Limitations

Dask.distributed has limitations. Understanding these can help you to reliably create efficient distributed computations.

Performance

  • The central scheduler spends a few hundred microseconds on every task. For optimal performance, task durations should be greater than 10-100ms.

  • Dask can not parallelize within individual tasks. Individual tasks should be a comfortable size so as not to overwhelm any particular worker.

  • Dask assigns tasks to workers heuristically. It usually makes the right decision, but non-optimal situations do occur.

  • The workers are just Python processes, and inherit all capabilities and limitations of Python. They do not bound or limit themselves in any way. In production you may wish to run dask-workers within containers.

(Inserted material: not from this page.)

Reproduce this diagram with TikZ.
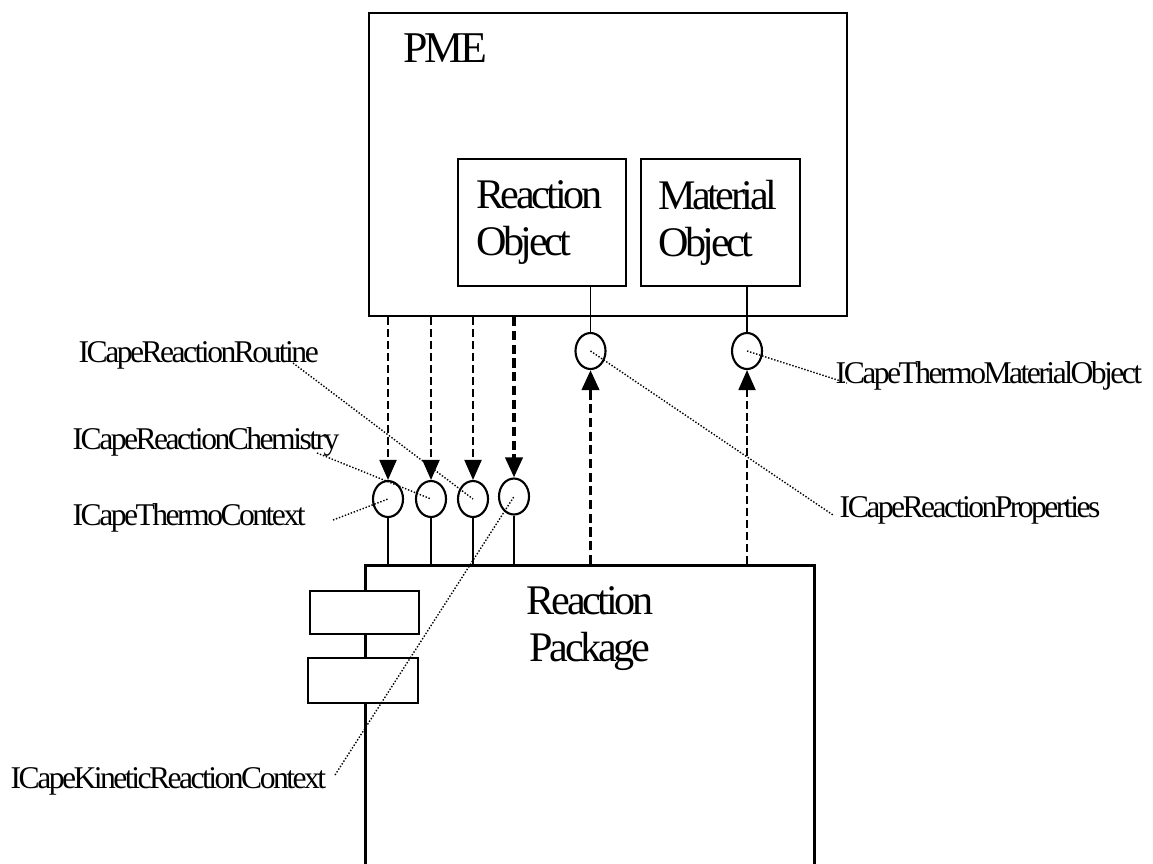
\documentclass[tikz,border=0pt]{standalone}
\usepackage{fontspec}
\setmainfont{Liberation Serif}[LetterSpace=-8]
\usetikzlibrary{arrows.meta,positioning,shapes.geometric}

\begin{document}
\begin{tikzpicture}[
  box/.style={draw, line width=0.75pt, rectangle, inner sep=0pt},
  port/.style={draw, ellipse, line width=0.6pt, minimum width=0.30cm, minimum height=0.36cm, inner sep=0pt},
  lbl/.style={inner sep=0pt, font=\fontsize{9}{11}\selectfont},
  big/.style={inner sep=0pt, font=\fontsize{12}{13.4}\selectfont},
  stem/.style={line width=0.55pt},
  thindash/.style={line width=0.55pt, dash pattern=on 2.3pt off 1.1pt, -{Triangle[length=0.2cm,width=0.17cm]}},
  thickdash/.style={line width=1.1pt, dash pattern=on 2.6pt off 1.3pt, -{Triangle[length=0.2cm,width=0.17cm]}},
  lead/.style={line width=0.4pt, dash pattern=on 0.4pt off 0.5pt}
]
\clip (0,0) rectangle (11.53,-8.63);

% environment and its two objects
\node[box, minimum width=4.78cm, minimum height=3.03cm] (pme) at (6.08,-1.645) {};
\node[big, font=\fontsize{12.5}{14}\selectfont, anchor=base west] (pmetxt) at (4.03,-0.62) {PME};
\node[box, big, minimum width=1.68cm, minimum height=1.27cm, text width=1.32cm, align=left] (robj) at (5.42,-2.225) {Reaction\\Object};
\node[box, big, minimum width=1.59cm, minimum height=1.27cm, text width=1.25cm, align=left] (mobj) at (7.205,-2.225) {Material\\Object};

% the package, cut off by the page
\node[box, minimum width=4.49cm, minimum height=3.4cm, anchor=north west] (pkg) at (3.64,-5.64) {};
\node[big, align=center, anchor=north] (pkgtxt) at (5.90,-5.86) {Reaction\\Package};
\node[box, fill=white, minimum width=1.09cm, minimum height=0.43cm] (ctx1) at (3.645,-6.125) {};
\node[box, fill=white, minimum width=1.10cm, minimum height=0.45cm] (ctx2) at (3.63,-6.805) {};

% interface lollipops
\foreach \n/\x in {1/3.88, 2/4.31, 3/4.73}{
  \node[port] (p\n) at (\x,-4.99) {};
}
\node[port] (p4) at (5.14,-4.965) {};
\node[port] (q1) at (5.905,-3.51) {};
\node[port] (q2) at (7.47,-3.51) {};

\foreach \n in {1,...,4}{
  \draw[stem] (p\n.south) -- (p\n.south |- pkg.north);
}
\draw[stem] (q1.north |- robj.south) -- (q1.north);
\draw[stem] (q2.north |- mobj.south) -- (q2.north);

% uses
\foreach \n in {1,2,3}{
  \draw[thindash] (p\n.north |- pme.south) -- (p\n.north);
}
\draw[thickdash] (p4.north |- pme.south) -- (p4.north);
\draw[thickdash] (q1.south |- pkg.north) -- (q1.south);
\draw[thindash] (q2.south |- pkg.north) -- (q2.south);

% interface names
\node[lbl, anchor=base west] (iRoutine) at (0.78,-3.62) {ICapeReactionRoutine};
\node[lbl, anchor=base west] (iChem) at (0.72,-4.49) {ICapeReactionChemistry};
\node[lbl, anchor=base west] (iThermo) at (0.72,-5.25) {ICapeThermoContext};
\node[lbl, anchor=base west] (iKinetic) at (0.10,-7.88) {ICapeKineticReactionContext};
\node[lbl, anchor=base west] (iProps) at (8.39,-5.17) {ICapeReactionProperties};
\node[lbl, anchor=base west] (iMat) at (8.35,-3.83) {ICapeThermoMaterialObject};

\coordinate (cRoutine) at (2.93,-3.63);
\coordinate (cChem) at (3.17,-4.53);
\coordinate (cThermo) at (3.33,-5.20);
\coordinate (cKinetic) at (3.35,-7.75);
\coordinate (cProps) at (8.33,-5.15);
\coordinate (cMat) at (8.47,-3.83);

\draw[lead] (cRoutine) -- (p3.center);
\draw[lead] (cChem) -- (p2.center);
\draw[lead] (cThermo) -- (p1.center);
\draw[lead] (cKinetic) -- (p4.center);
\draw[lead] (q1.center) -- (cProps);
\draw[lead] (q2.center) -- (cMat);

\end{tikzpicture}
\end{document}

Assumptions on Functions and Data

Dask assumes the following about your functions and your data:

  • All functions must be serializable either with pickle or cloudpickle. This is usually the case except in fairly exotic situations. The following should work:

    from cloudpickle import dumps, loads
    loads(dumps(my_object))
    
  • All data must be serializable either with pickle, cloudpickle, or using Dask’s custom serialization system.

  • Dask may run your functions multiple times, such as if a worker holding an intermediate result dies. Any side effects should be idempotent.

Security

As a distributed computing framework, Dask enables the remote execution of arbitrary code. You should only host dask-workers within networks that you trust. This is standard among distributed computing frameworks, but is worth repeating.